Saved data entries
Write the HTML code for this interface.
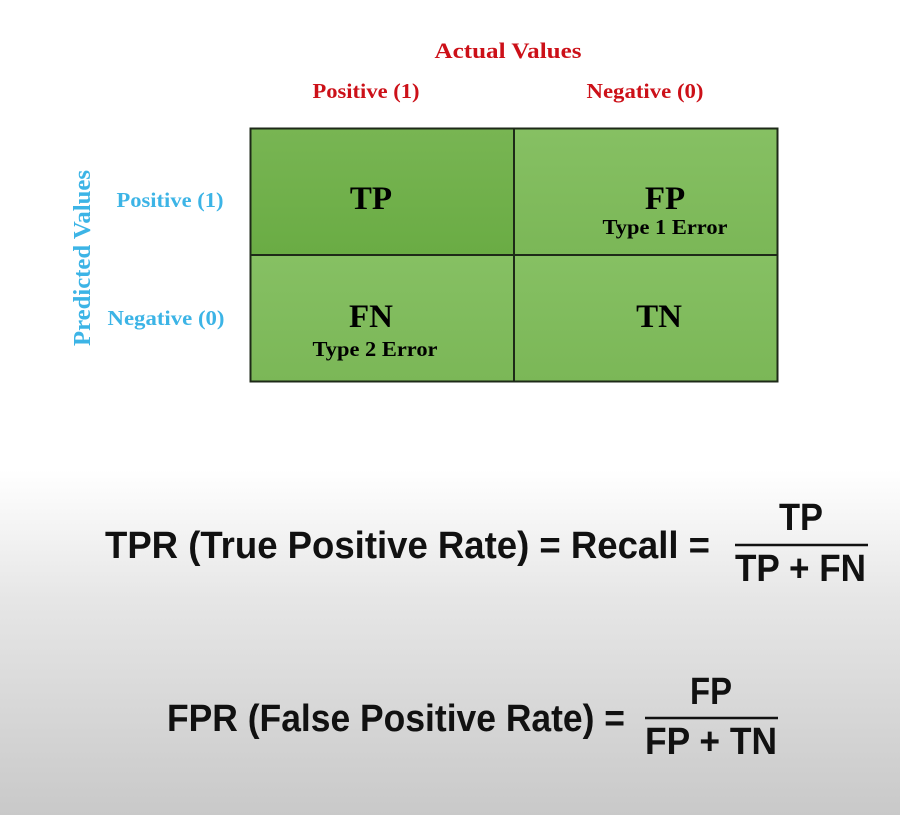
<!DOCTYPE html>
<html><head><meta charset="utf-8"><style>
html,body{margin:0;padding:0;width:900px;height:815px;overflow:hidden}
body{background:linear-gradient(to bottom,#fff 0,#fff 470px,#e6e6e6 600px,#c9c9c9 815px)}
svg{position:absolute;left:0;top:0}
.s{font-family:"Liberation Serif",serif;font-weight:bold}
.f{font-family:"Liberation Sans Narrow","Liberation Sans",sans-serif;font-weight:bold;fill:#111}
</style></head><body>
<svg width="900" height="815">
<defs>
<linearGradient id="g1" x1="0" y1="0" x2="0" y2="1"><stop offset="0" stop-color="#78b553"/><stop offset="1" stop-color="#6aac44"/></linearGradient>
<linearGradient id="g2" x1="0" y1="0" x2="0" y2="1"><stop offset="0" stop-color="#86c063"/><stop offset="1" stop-color="#7bb757"/></linearGradient>
</defs>
<text class="s" x="508" y="58" font-size="22" fill="#cc1018" text-anchor="middle" textLength="147" lengthAdjust="spacingAndGlyphs">Actual Values</text>
<text class="s" x="366" y="98" font-size="21" fill="#cc1018" text-anchor="middle" textLength="107" lengthAdjust="spacingAndGlyphs">Positive (1)</text>
<text class="s" x="645" y="98" font-size="21" fill="#cc1018" text-anchor="middle" textLength="117" lengthAdjust="spacingAndGlyphs">Negative (0)</text>
<text class="s" x="170" y="207" font-size="21" fill="#3cb4e6" text-anchor="middle" textLength="107" lengthAdjust="spacingAndGlyphs">Positive (1)</text>
<text class="s" x="166" y="325" font-size="21" fill="#3cb4e6" text-anchor="middle" textLength="117" lengthAdjust="spacingAndGlyphs">Negative (0)</text>
<text class="s" x="0" y="0" font-size="24" fill="#3cb4e6" text-anchor="middle" textLength="176" lengthAdjust="spacingAndGlyphs" transform="translate(90,258) rotate(-90)">Predicted Values</text>
<rect x="251" y="129" width="263" height="126" fill="url(#g1)"/>
<rect x="514" y="129" width="263" height="126" fill="url(#g2)"/>
<rect x="251" y="255" width="263" height="126" fill="url(#g2)"/>
<rect x="514" y="255" width="263" height="126" fill="url(#g2)"/>
<rect x="250.5" y="128.5" width="527" height="253" fill="none" stroke="#1e2a18" stroke-width="2"/>
<line x1="514" y1="128" x2="514" y2="382" stroke="#1e2a18" stroke-width="2"/>
<line x1="250" y1="255" x2="778" y2="255" stroke="#1e2a18" stroke-width="2"/>
<text class="s" x="371" y="209" font-size="33" text-anchor="middle">TP</text>
<text class="s" x="665" y="209" font-size="33" text-anchor="middle">FP</text>
<text class="s" x="665" y="234" font-size="21" text-anchor="middle" textLength="125" lengthAdjust="spacingAndGlyphs">Type 1 Error</text>
<text class="s" x="371" y="327" font-size="33" text-anchor="middle">FN</text>
<text class="s" x="375" y="356" font-size="21" text-anchor="middle" textLength="125" lengthAdjust="spacingAndGlyphs">Type 2 Error</text>
<text class="s" x="659" y="327" font-size="33" text-anchor="middle">TN</text>

<text class="f" x="105" y="558" font-size="38" textLength="605" lengthAdjust="spacingAndGlyphs">TPR (True Positive Rate) = Recall =</text>
<text class="f" x="801" y="530" font-size="38" text-anchor="middle" textLength="44" lengthAdjust="spacingAndGlyphs">TP</text>
<line x1="735" y1="545" x2="868" y2="545" stroke="#111" stroke-width="2.5"/>
<text class="f" x="735" y="581" font-size="38" textLength="131" lengthAdjust="spacingAndGlyphs">TP + FN</text>

<text class="f" x="167" y="731" font-size="38" textLength="458" lengthAdjust="spacingAndGlyphs">FPR (False Positive Rate) =</text>
<text class="f" x="711" y="704" font-size="38" text-anchor="middle" textLength="42" lengthAdjust="spacingAndGlyphs">FP</text>
<line x1="645" y1="718" x2="778" y2="718" stroke="#111" stroke-width="2.5"/>
<text class="f" x="645" y="754" font-size="38" textLength="132" lengthAdjust="spacingAndGlyphs">FP + TN</text>
</svg>
</body></html>
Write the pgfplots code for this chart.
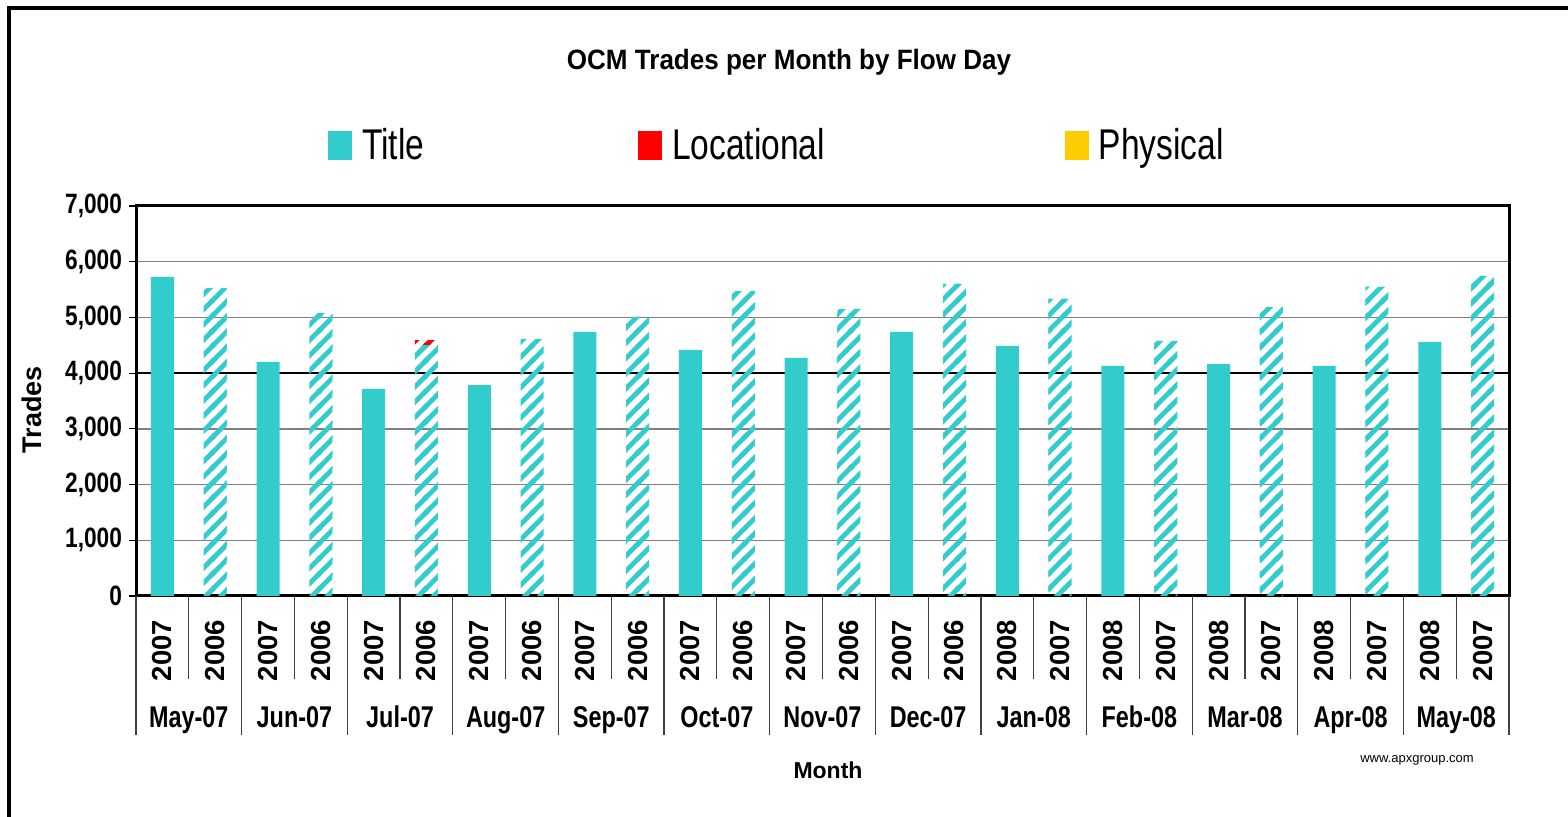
\documentclass[border=0pt]{standalone}
\usepackage{fontspec}
\setmainfont{Liberation Sans}
\newfontfamily\fA[FakeStretch=0.93]{Liberation Sans}
\newfontfamily\fB[FakeStretch=0.81]{Liberation Sans}
\newfontfamily\fC[FakeStretch=0.78]{Liberation Sans}
\usepackage{pgfplots}
\pgfplotsset{compat=1.18}
\usetikzlibrary{patterns}
\definecolor{tcyan}{RGB}{51,204,204}
\definecolor{tred}{RGB}{255,0,0}
\definecolor{tyellow}{RGB}{255,204,0}
\definecolor{gridgray}{RGB}{128,128,128}
\pgfdeclarepatternformonly{wstripes}{\pgfqpoint{-1pt}{-1pt}}{\pgfqpoint{8.6pt}{8.6pt}}{\pgfqpoint{7.6pt}{7.6pt}}{%
  \pgfsetlinewidth{2.4pt}%
  \pgfpathmoveto{\pgfqpoint{-1pt}{-1pt}}\pgfpathlineto{\pgfqpoint{8.6pt}{8.6pt}}%
  \pgfpathmoveto{\pgfqpoint{-1pt}{6.6pt}}\pgfpathlineto{\pgfqpoint{1pt}{8.6pt}}%
  \pgfpathmoveto{\pgfqpoint{6.6pt}{-1pt}}\pgfpathlineto{\pgfqpoint{8.6pt}{1pt}}%
  \pgfusepath{stroke}}
\newcommand\titlefont{\fA\bfseries\fontsize{14}{16}\selectfont}
\newcommand\legfont{\fC\fontsize{21.5}{24}\selectfont}
\newcommand\ytfont{\fB\bfseries\fontsize{14}{16}\selectfont}
\newcommand\yearfont{\bfseries\fontsize{13.75}{16}\selectfont}
\newcommand\monthfont{\fC\bfseries\fontsize{15}{17}\selectfont}
\begin{document}
\begin{tikzpicture}
\useasboundingbox (0,0) rectangle (784pt,408.5pt);
\draw[line width=2pt] (4.7pt,-5pt) -- (4.7pt,404.5pt) -- (790pt,404.5pt);
\begin{axis}[
  at={(68pt,110.5pt)}, anchor=south west,
  width=686.5pt, height=195pt, scale only axis,
  xmin=-0.5, xmax=25.5, ymin=0, ymax=7000,
  enlarge x limits=false, enlarge y limits=false,
  ybar stacked, bar width=11.5pt,
  clip=false,
  xtick={0,...,25},
  xticklabels={2007,2006,2007,2006,2007,2006,2007,2006,2007,2006,2007,2006,2007,2006,2007,2006,2008,2007,2008,2007,2008,2007,2008,2007,2008,2007},
  xtick style={draw=none},
  xticklabel style={rotate=90, anchor=east, font=\yearfont, xshift=-5pt},
  ytick={0,1000,...,7000},
  ytick pos=left,
  tick align=outside, major tick length=3.5pt,
  ytick style={black, line width=0.6pt},
  /pgf/number format/1000 sep={,},
  /pgf/number format/assume math mode=true,
  yticklabel style={font=\ytfont},
  ymajorgrids, grid style={gridgray, line width=0.75pt},
  extra y ticks={4000}, extra y tick labels={},
  extra y tick style={grid style={black, line width=0.75pt}},
  axis line style={line width=1.5pt},
  title={OCM Trades per Month by Flow Day},
  title style={at={(rel axis cs:0.4756,1.338)}, anchor=center, font=\titlefont},
  xlabel={Month},
  xlabel style={at={(rel axis cs:0.504,-0.446)}, anchor=center, font=\bfseries\fontsize{11.5}{13}\selectfont},
  ylabel={Trades},
  ylabel style={at={(rel axis cs:-0.0757,0.477)}, anchor=center, font=\bfseries\fontsize{13.5}{15}\selectfont},
  legend columns=3,
  legend style={at={(rel axis cs:0.1355,1.156)}, anchor=west, draw=none, fill=none, font=\legfont,
    /tikz/every odd column/.append style={column sep=3pt},
    /tikz/column 2/.style={column sep=105pt},
    /tikz/column 4/.style={column sep=118pt}},
  legend cell align=left,
]
\addlegendimage{legend image code/.code={\fill[tcyan] (0pt,-7pt) rectangle (11.5pt,7pt);}}
\addlegendentry{Title}
\addlegendimage{legend image code/.code={\fill[tred] (0pt,-7pt) rectangle (11.5pt,7pt);}}
\addlegendentry{Locational}
\addlegendimage{legend image code/.code={\fill[tyellow] (0pt,-7pt) rectangle (11.5pt,7pt);}}
\addlegendentry{Physical}
% Title, current-year flow day (solid)
\addplot[fill=tcyan, draw=none, forget plot] coordinates {
(0,5726) (1,0) (2,4200) (3,0) (4,3716) (5,0) (6,3787) (7,0) (8,4739) (9,0)
(10,4416) (11,0) (12,4272) (13,0) (14,4739) (15,0) (16,4488) (17,0) (18,4129) (19,0)
(20,4164) (21,0) (22,4129) (23,0) (24,4559) (25,0)};
% Title, previous-year flow day (hatched)
\addplot[pattern=wstripes, pattern color=tcyan, draw=none, forget plot] coordinates {
(0,0) (1,5529) (2,0) (3,5080) (4,0) (5,4505) (6,0) (7,4613) (8,0) (9,5008)
(10,0) (11,5475) (12,0) (13,5152) (14,0) (15,5600) (16,0) (17,5331) (18,0) (19,4577)
(20,0) (21,5187) (22,0) (23,5547) (24,0) (25,5744)};
% Locational (hatched)
\addplot[pattern=wstripes, pattern color=tred, draw=none, forget plot] coordinates {
(0,0) (1,0) (2,0) (3,0) (4,0) (5,72) (6,0) (7,0) (8,0) (9,0)
(10,0) (11,0) (12,0) (13,0) (14,0) (15,0) (16,0) (17,0) (18,0) (19,0)
(20,0) (21,0) (22,0) (23,0) (24,0) (25,0)};
% separators
\pgfplotsinvokeforeach{-0.5,1.5,...,25.5}{\draw[black!75, line width=0.6pt] (axis cs:#1,0) -- ++(0pt,-69.5pt);}
\pgfplotsinvokeforeach{0.5,2.5,...,24.5}{\draw[black!75, line width=0.6pt] (axis cs:#1,0) -- ++(0pt,-41.5pt);}
% month labels
\node[anchor=base, font=\monthfont, yshift=-66pt] at (axis cs:0.5,0) {May-07};
\node[anchor=base, font=\monthfont, yshift=-66pt] at (axis cs:2.5,0) {Jun-07};
\node[anchor=base, font=\monthfont, yshift=-66pt] at (axis cs:4.5,0) {Jul-07};
\node[anchor=base, font=\monthfont, yshift=-66pt] at (axis cs:6.5,0) {Aug-07};
\node[anchor=base, font=\monthfont, yshift=-66pt] at (axis cs:8.5,0) {Sep-07};
\node[anchor=base, font=\monthfont, yshift=-66pt] at (axis cs:10.5,0) {Oct-07};
\node[anchor=base, font=\monthfont, yshift=-66pt] at (axis cs:12.5,0) {Nov-07};
\node[anchor=base, font=\monthfont, yshift=-66pt] at (axis cs:14.5,0) {Dec-07};
\node[anchor=base, font=\monthfont, yshift=-66pt] at (axis cs:16.5,0) {Jan-08};
\node[anchor=base, font=\monthfont, yshift=-66pt] at (axis cs:18.5,0) {Feb-08};
\node[anchor=base, font=\monthfont, yshift=-66pt] at (axis cs:20.5,0) {Mar-08};
\node[anchor=base, font=\monthfont, yshift=-66pt] at (axis cs:22.5,0) {Apr-08};
\node[anchor=base, font=\monthfont, yshift=-66pt] at (axis cs:24.5,0) {May-08};
\end{axis}
\node[font=\fontsize{6.5}{8}\selectfont] at (708.5pt,28.5pt) {www.apxgroup.com};
\end{tikzpicture}
\end{document}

- GIVEN PROBLEM -
Report the number of lines that include the string "this"; return nothing but the count.

- WORKED ANSWER -
2